We thought 2016 would solely be the year of Virtual Reality.

But just at the moment, it's Augmented Reality's time to shine.

Ah, that moment when you nonchalantly decide you don’t mind missing the next train home from work, so you can catch that Gastly by the train station entrance. That’s when you know Pokéfever has struck (any nineties kids will know what I’m talking about).

Hot on the heels of our previous post on Mobile Gameshave you been Jelly Jumping? – what else could we be looking at this time, besides Pokémon GO? You’ve read &/or heard it all: in a little bit over a fortnight, it’s proved to be an absolute behemoth of a smash hit. It’s so successful that it’s already breaking records as the biggest mobile game the world has ever seen.
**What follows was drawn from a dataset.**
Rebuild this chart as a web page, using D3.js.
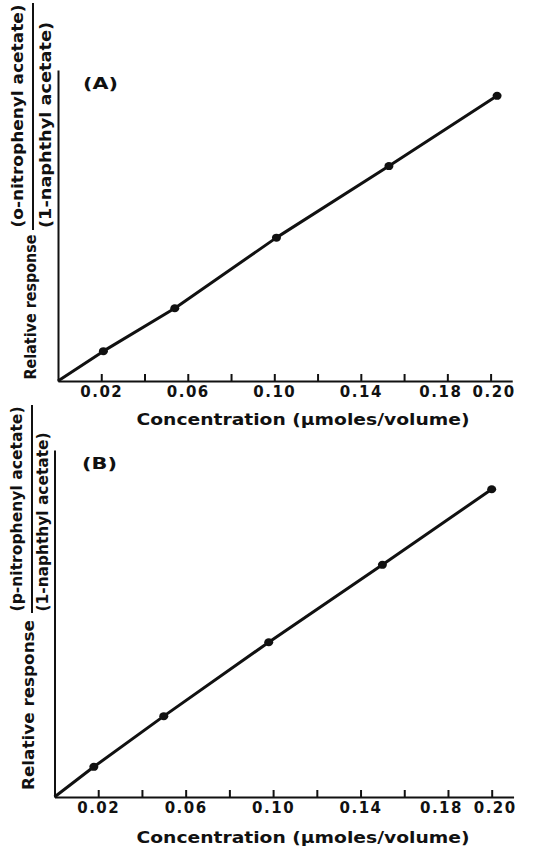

We’ll bet that you’ve probably been playing it, or at least seen plenty of others enjoying the experience while out and about. Over at Nintendo’s HQ, those folks must be pretty pleased with how this long-awaited jump into mobile is panning out. And what a jump! We think the following tweet sums up their success nicely:

As a free-to-play mobile game, GO is also doing something most apps of this kind find… well, quite challenging (short of a lot of intrusive advertising). That's right, it’s already making money – and a lot of it, at that. Around $2 million per day, having brought in approximately $14 million across both iOS and Android platforms since release. And the only way is up from here, as McDonalds and other brand name giants are lining up to get in on the action.

What Effect is Pokémon GO Having?

All those numbers and big businesses aside, what effect is Pokémon GO actually having, at a grass roots level, for real people like you and me? Exercise is a very positive and prominent example. In and of itself, this reality of the game is remarkable, as gamers don’t exactly have a reputation for being physically-active.

In GO, players have no choice but to be active; walking triggers everything, from eggs hatching, to the encounters with Pokémon that make up the game. Walking around new places also opens up the opportunity to find different monsters than those you’d keep finding in the same places you usually frequent. That’s why a huge part of the fun is exploring unfamiliar territory and seeing what crops up. I can also personally corroborate this; on the first day GO was live, I took close to 17,000 steps, and every day since I’ve walked at least 10,000. If this isn’t a positive side effect of being hooked on a game, then – frankly – I don’t know what is.

Moreover, across reddit and forums are plenty of stories detailing how this game is helping those who struggle with depression, anxiety, and other issues related to mental health. Check out this Kotaku article for an in-depth story: it's one individual's journey, as they begin to navigate their way through social anxiety, with the help of this app.

Team Dauntless, having already taken over a nearby gym!

My Personal Opinion

I’ve been surprised by how much fun I’ve had with it so far. While I enjoyed picking it up and making my way to level 5 – I chose Team Mystic, of course – it wasn’t until two days into playing that the whole experience really ‘clicked’ with me.

Prior to this, I hadn’t really played any Pokémon game since the Blue version on the Gameboy – (which really is ‘back in the day’ by this point!) But the GO experience captures the same feel-good essence of those original outings. Yes, the mechanics of Pokémon have been liberally adapted, but this had to be done, in order for GO to play well on smart devices, while welcoming in a totally new audience of players.

But in spite of the mechanics of the game being liberally adapted in this way, the feeling of chancing upon that Pokémon you’ve been hoping for still feels pretty magical, even after all this time. For this 90s kid, so far it’s been a real nice, feel-good throwback to chunky Gameboy link cables and plenty more nostalgia besides. And as I stop typing, I know it’s inevitable that I’ll instinctively glance at my phone to see if any new ’mons are nearby, waiting to be caught.

The Final Word (For Now)

Don’t let the July release date fool you. While the timing of its release might hint otherwise, I would strongly caution against writing Pokémon GO off as just another passing summertime fad.

Not only do creators Niantic Labs have plenty more features to add into the game to complete the experience, I anticipate they’ll time the release of such features to pique interest at the most strategic times. Given the response we’ve seen within the space of a fortnight(!), I doubt they’ll have any trouble maintaining their momentum, as the game only gets bigger and better.

The real question we should be asking is: are you ready to catch ‘em all?